HomeLa RivistaCultura&ArteLA MISURA DELLE COSE – MARCELLO BIANCHI A CURA DI MATILDE PULEO

LA MISURA DELLE COSE – MARCELLO BIANCHI A CURA DI MATILDE PULEO

Una serata di fine ottobre ad Arezzo. Una passeggiata in centro alla ricerca di un ristorante per una cena, trovata dopo un giro lunghissimo, fra ristoranti indicibilmente affollati ed infine, un dopocena rilassato, in compagnia di un’inizio di nottata dai riflessi blu.

In lontananza, la percezione di un folto campanello di persone che staziona al di fuori di uno spazio illuminato che, dai riflessi delle sue vetrine, sembrerebbe uno spazio espositivo, mi attira.

Nella speranza di non incontrare la stessa scortese e supponente tracotanza vissuta al mattino, con un altro gallerista del centro, mi avvio verso lo spazio espositivo che scopro gestito gestito da Danielle Villicana & Maurizio D’Annibale, in  Via Cavour 85 ad Arezzo.

L’opera che mi colpisce immediatamente si trova a destra dell’entrata ed  è anche quella che potrete ammirare nell’immagine di testa dell’articolo. La curatrice della mostra, Matilde Puleo, mi accoglie e cortesemente, nell’illustrami i contenuti della mostra, mi omaggia di un bel catalogo della manifestazione. 

Il quadro che ha attirato la mia attenzione sembra essere una sorta di chiave di lettura che ci guida alla scoperta della produzione dell’artista. Un racconto formale dove, nella narrazione di uno spazio quasi metafisico compare, assieme ad altri che gli fanno da contrappeso ottico, un contenitore “ciotola”, elemento principe presente in tutta la sua produzione artistica. Il campo visivo è diviso in due parti di cui, quella alta, diventa sapientemente lo spazio in cui la scena, volutamente statica si sviluppa. La parte bassa, la più ampia, raccoglie gli oggetti della rappresentazione, dipinti con una nervosa ma attenta gestualità che ritroviamo anche in questa sorta di texture- scrittura che definisce il piano conferendogli profondità. Il tutto dentro un contesto pittorico che potremmo definire tonale. Non ci sono squilli, la apparente pacatezza dell’insieme è in realtà un ambiente carico di forti tensioni legate assieme dal segno nervoso del carboncino.

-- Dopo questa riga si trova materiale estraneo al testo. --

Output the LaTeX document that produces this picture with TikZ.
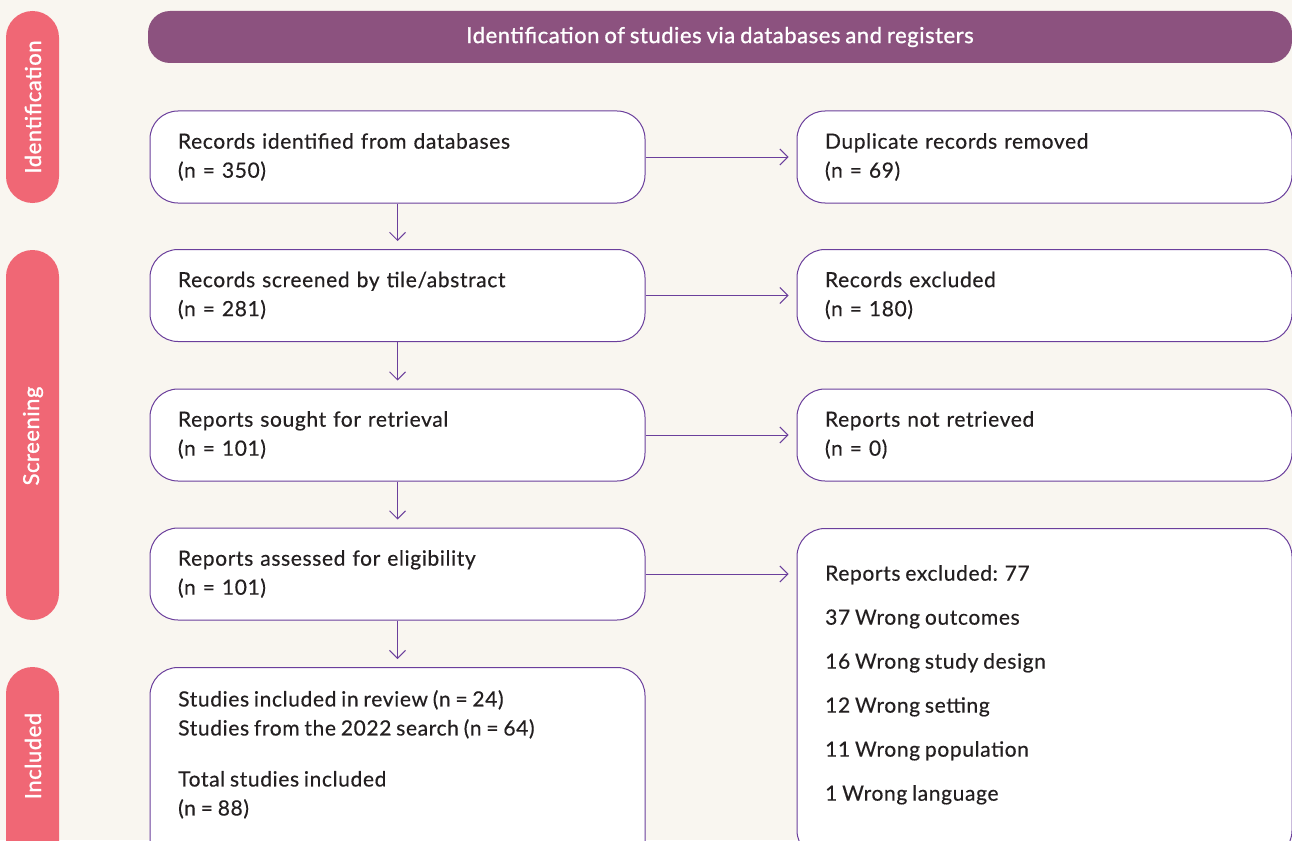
\documentclass[tikz,border=0pt]{standalone}
\usepackage{fontspec}
\setmainfont{Lato}[LetterSpace=3,WordSpace=0.8,FakeBold=0.4]
\newfontfamily\semib{Lato}[LetterSpace=2.5,WordSpace=0.8,FakeBold=1.2]
\usetikzlibrary{arrows.meta,calc}
\definecolor{bgc}{HTML}{F9F6F0}
\definecolor{pinkc}{HTML}{F06775}
\definecolor{bannerc}{HTML}{8C527F}
\definecolor{linec}{HTML}{6B3F9C}
\definecolor{txtc}{HTML}{231F20}
\tikzset{
  box/.style={draw=linec, line width=1pt, fill=white, rounded corners=28pt, minimum width=495pt, minimum height=92pt, inner sep=0pt},
  boxtxt/.style={text=txtc, font=\fontsize{21}{29}\selectfont, align=left, text width=439pt, inner sep=0pt},
  freetxt/.style={text=txtc, font=\fontsize{21}{29}\selectfont, align=left, inner sep=0pt},
  sidetxt/.style={text=white, font=\semib\fontsize{22}{24}\selectfont, rotate=90, inner sep=0pt},
  conn/.style={draw=linec, line width=1pt, -{Straight Barb[length=8pt,width=16pt,line width=1pt]}, shorten >=8pt}
}
\begin{document}
\begin{tikzpicture}[x=1pt,y=-1pt]
\useasboundingbox (0,0) rectangle (1292,840);
\clip (0,0) rectangle (1292,840);
\fill[bgc] (0,0) rectangle (1292,840);
% side pills
\fill[pinkc, rounded corners=26.5pt] (6,11) rectangle (59,203);
\fill[pinkc, rounded corners=26.5pt] (6,250) rectangle (59,620);
\fill[pinkc, rounded corners=26.5pt] (6,667) rectangle (59,920);
\node[sidetxt] (sid) at (33,107) {Identification};
\node[sidetxt] (scr) at (33,436) {Screening};
\node[sidetxt] (inc) at (33,756) {Included};
% banner
\node[fill=bannerc, rounded corners=22pt, minimum width=1144pt, minimum height=52pt, inner sep=0pt,
  text=white, font=\semib\fontsize{22}{24}\selectfont] (ban) at (720,37) {Identification of studies via databases and registers};
% left boxes
\node[box] (b1) at (397.5,157) {\tikz[baseline]\node[boxtxt]{Records identified from databases\\(n = 350)};};
\node[box] (b2) at (397.5,295.5) {\tikz[baseline]\node[boxtxt]{Records screened by tile/abstract\\(n = 281)};};
\node[box] (b3) at (397.5,435) {\tikz[baseline]\node[boxtxt]{Reports sought for retrieval\\(n = 101)};};
\node[box] (b4) at (397.5,574) {\tikz[baseline]\node[boxtxt]{Reports assessed for eligibility\\(n = 101)};};
\node[box, anchor=north, minimum height=250pt] (b5) at (397.5,667) {};
\node[freetxt, anchor=north west] (t5) at (178,690) {Studies included in review (n = 24)\\Studies from the 2022 search (n = 64)\\[22pt]Total studies included\\(n = 88)};
% right boxes
\node[box] (r1) at (1044.5,157) {\tikz[baseline]\node[boxtxt]{Duplicate records removed\\(n = 69)};};
\node[box] (r2) at (1044.5,295.5) {\tikz[baseline]\node[boxtxt]{Records excluded\\(n = 180)};};
\node[box] (r3) at (1044.5,435) {\tikz[baseline]\node[boxtxt]{Reports not retrieved\\(n = 0)};};
\node[box, anchor=north, minimum height=330pt] (r4) at (1044.5,528) {};
\node[freetxt, anchor=north west] (t4) at (825,565) {Reports excluded: 77\\[15pt]37 Wrong outcomes\\[15pt]16 Wrong study design\\[15pt]12 Wrong setting\\[15pt]11 Wrong population\\[15pt]1 Wrong language};
% connectors
\draw[conn] (b1) -- (r1);
\draw[conn] (b2) -- (r2);
\draw[conn] (b3) -- (r3);
\draw[conn] (b4.east) -- (b4.east -| r4.west);
\draw[conn] (b1) -- (b2);
\draw[conn] (b2) -- (b3);
\draw[conn] (b3) -- (b4);
\draw[conn] (b4) -- (b5);
\end{tikzpicture}
\end{document}
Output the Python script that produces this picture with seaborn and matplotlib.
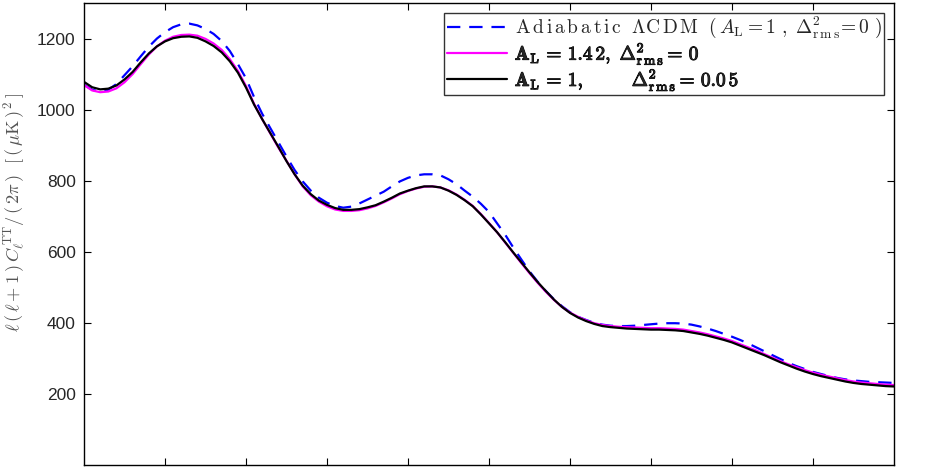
import matplotlib
matplotlib.use("Agg")
import matplotlib.pyplot as plt
import matplotlib.patheffects as pe
import numpy as np
import pandas as pd
import seaborn as sns

# multipole grid (step 10) and the three TT spectra
ell = np.arange(1000, 2001, 10)

cl_adiabatic = [1070, 1056, 1050, 1056, 1072, 1097, 1122, 1150, 1177, 1200,
                1218, 1232, 1240, 1242, 1237, 1227, 1213, 1193, 1165, 1128,
                1088, 1035, 988, 948, 908, 868, 830, 798, 772, 752,
                738, 729, 724, 727, 736, 747, 758, 769, 784, 798,
                808, 815, 818, 818, 815, 804, 790, 772, 755, 735,
                712, 680, 648, 612, 578, 545, 516, 490, 467, 447,
                430, 417, 408, 400, 395, 392, 391, 391, 392, 394,
                396, 398, 399, 399, 398, 395, 390, 384, 377, 369,
                361, 352, 342, 331, 320, 309, 298, 287, 278, 270,
                262, 256, 250, 245, 241, 238, 236, 234, 233, 232, 231]

cl_lens = [1069, 1054, 1049, 1051, 1060, 1077, 1100, 1128, 1155, 1178,
           1194, 1205, 1210, 1211, 1208, 1199, 1186, 1168, 1142, 1109,
           1066, 1016, 973, 933, 893, 856, 818, 784, 759, 741,
           728, 719, 715, 715, 717, 722, 729, 739, 750, 762,
           771, 778, 783, 784, 781, 773, 761, 746, 729, 706,
           681, 655, 626, 597, 568, 540, 513, 488, 465, 445,
           429, 417, 407, 399, 394, 391, 389, 388, 387, 386,
           385, 385, 384, 383, 381, 377, 373, 368, 362, 356,
           349, 340, 331, 322, 312, 302, 292, 283, 275, 267,
           260, 254, 249, 244, 239, 235, 232, 230, 228, 226, 225]

cl_iso = [1078, 1063, 1057, 1059, 1068, 1085, 1106, 1133, 1158, 1178,
          1192, 1201, 1205, 1206, 1202, 1192, 1179, 1161, 1136, 1104,
          1062, 1014, 973, 934, 895, 855, 818, 786, 762, 744,
          732, 723, 718, 718, 720, 725, 731, 741, 752, 764,
          772, 779, 784, 784, 781, 772, 760, 745, 728, 705,
          680, 655, 627, 598, 570, 542, 515, 490, 466, 445,
          428, 415, 405, 397, 391, 388, 386, 384, 383, 382,
          381, 381, 380, 379, 377, 373, 369, 364, 358, 352,
          345, 336, 327, 318, 309, 299, 289, 280, 271, 263,
          256, 250, 245, 240, 235, 231, 228, 226, 224, 222, 221]

labels = [
    r"$\mathrm{A\,d\,i\,a\,b\,a\,t\,i\,c}\ \ \Lambda\mathrm{C\,D\,M}\ \ (\,A_{\rm L}=1\ ,\ \Delta^{2}_{\rm r\,m\,s}\!=0\ )$",
    r"$\mathbf{A}_{\rm L}\mathbf{\,=\,1.4\,2},\ \mathbf{\Delta}^{\mathbf{2}}_{\rm r\,m\,s}\mathbf{=\,0}$",
    r"$\mathbf{A}_{\rm L}\mathbf{\,=\,1},\qquad\ \ \mathbf{\Delta}^{\mathbf{2}}_{\rm r\,m\,s}\mathbf{=\,0.0\,5}$",
]

df = pd.DataFrame({"ell": ell, "adi": cl_adiabatic, "lens": cl_lens, "iso": cl_iso})

sns.set_style("white")
plt.rcParams["font.family"] = ["Liberation Sans", "DejaVu Sans"]
plt.rcParams["mathtext.fontset"] = "cm"

fig, ax = plt.subplots(figsize=(9.4, 4.69), dpi=100)

sns.lineplot(data=df, x="ell", y="adi", ax=ax, color="#0000ff", lw=1.6,
             linestyle=(0, (6, 4)), label=labels[0])
sns.lineplot(data=df, x="ell", y="lens", ax=ax, color="#ff00ff", lw=1.6,
             label=labels[1])
sns.lineplot(data=df, x="ell", y="iso", ax=ax, color="black", lw=1.6,
             label=labels[2])

ax.set_xlim(1000, 2000)
ax.set_ylim(0, 1300)
ax.set_xticks(np.arange(1100, 2000, 100))
ax.set_xticklabels([])
ax.set_yticks([200, 400, 600, 800, 1000, 1200])
ax.tick_params(direction="in", length=5, width=0.8, color="black",
               top=True, right=True, bottom=True, left=True,
               labelsize=12.5, pad=6)
for s in ax.spines.values():
    s.set_color("black")
    s.set_linewidth(1.0)

ax.set_xlabel("")
ax.set_ylabel(r"$\ell\,(\,\ell+1\,)\,C_\ell^{\,\rm TT}/\,(\,2\pi\,)\ \ [\,(\,\mu{\rm K}\,)^{\,2}\,]$",
              fontsize=13.2, color="#555555")
ax.yaxis.set_label_coords(-0.0704, 0.546)

leg = ax.legend(loc="upper right", fontsize=14, handlelength=3.1,
                frameon=True, fancybox=False, borderaxespad=0.5,
                labelspacing=0.0, borderpad=0.12, handletextpad=0.4)
leg.get_frame().set_edgecolor("black")
leg.get_frame().set_linewidth(1.0)
for t in leg.get_texts()[1:]:
    t.set_path_effects([pe.withStroke(linewidth=0.7, foreground="black")])

fig.subplots_adjust(left=0.0894, right=0.951, bottom=0.0085, top=0.9936)
fig.savefig("out.png", dpi=100)
plt.close()
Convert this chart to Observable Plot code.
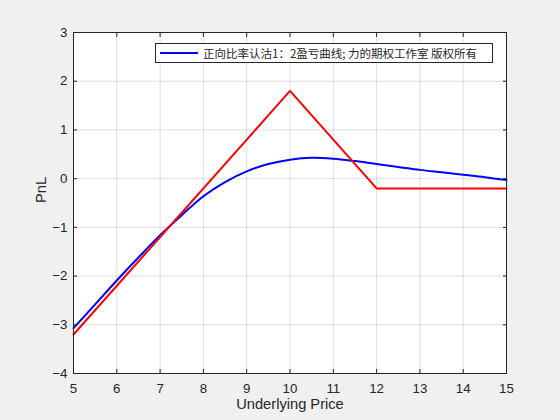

Molte di queste strategie che denotano una grande padronanza pittorica e dello spazio, quasi alla ricerca di una nuova rappresentazione metafisica, le ritroviamo in tutto il suo percorso pittorico anche quando questo si serve delle tecnologie digitali per la sua espressione.

L’artista che è anche un grafico sopraffino dialoga con la sua “ciotola” facendola rivivere in proposte progettuali, sicuramente destinate ad una eventuale produzione, anche industriale. Pittore curioso di tutte le possibilità espressive della forma si misura anche con la realizzazione di manufatti orafi.

Matilde Puleo, curatrice della mostra, chiarisce quanto sopra accennato nel suo testo di presentazione ” L’indicibile spazio dove dipingere” “…è dunque la testimonianza del suo modo di intendere la serialità  e della coerenza e concentrazione con la quale rappresentare sempre lo stesso soggetto…” “…Sapeva perfettamente che l’immagine bidimensionale è in grado di incantare il fruitore in un’esperienza multisensoriale che ammalia l’ambiente circostante e l’osservatore stesso…” ” …il tipo di esperienza immersa sperimentata non ci dice che quella ciotola è la figura oggetto della nostra attenzione, ma che è piuttosto lo sfondo all’interno del quale

 l’attenzione sceglie il proprio oggetto. Le scodelle……… diventano elementi di una gestalt nella quale sfondo/figura sono continuamente messi in discussione. Sono stimoli per la mente e perfino oggetti di meditazione alla maniera di Giorgio Morandi.”

L’artista è precocemente mancato qualche tempo fa.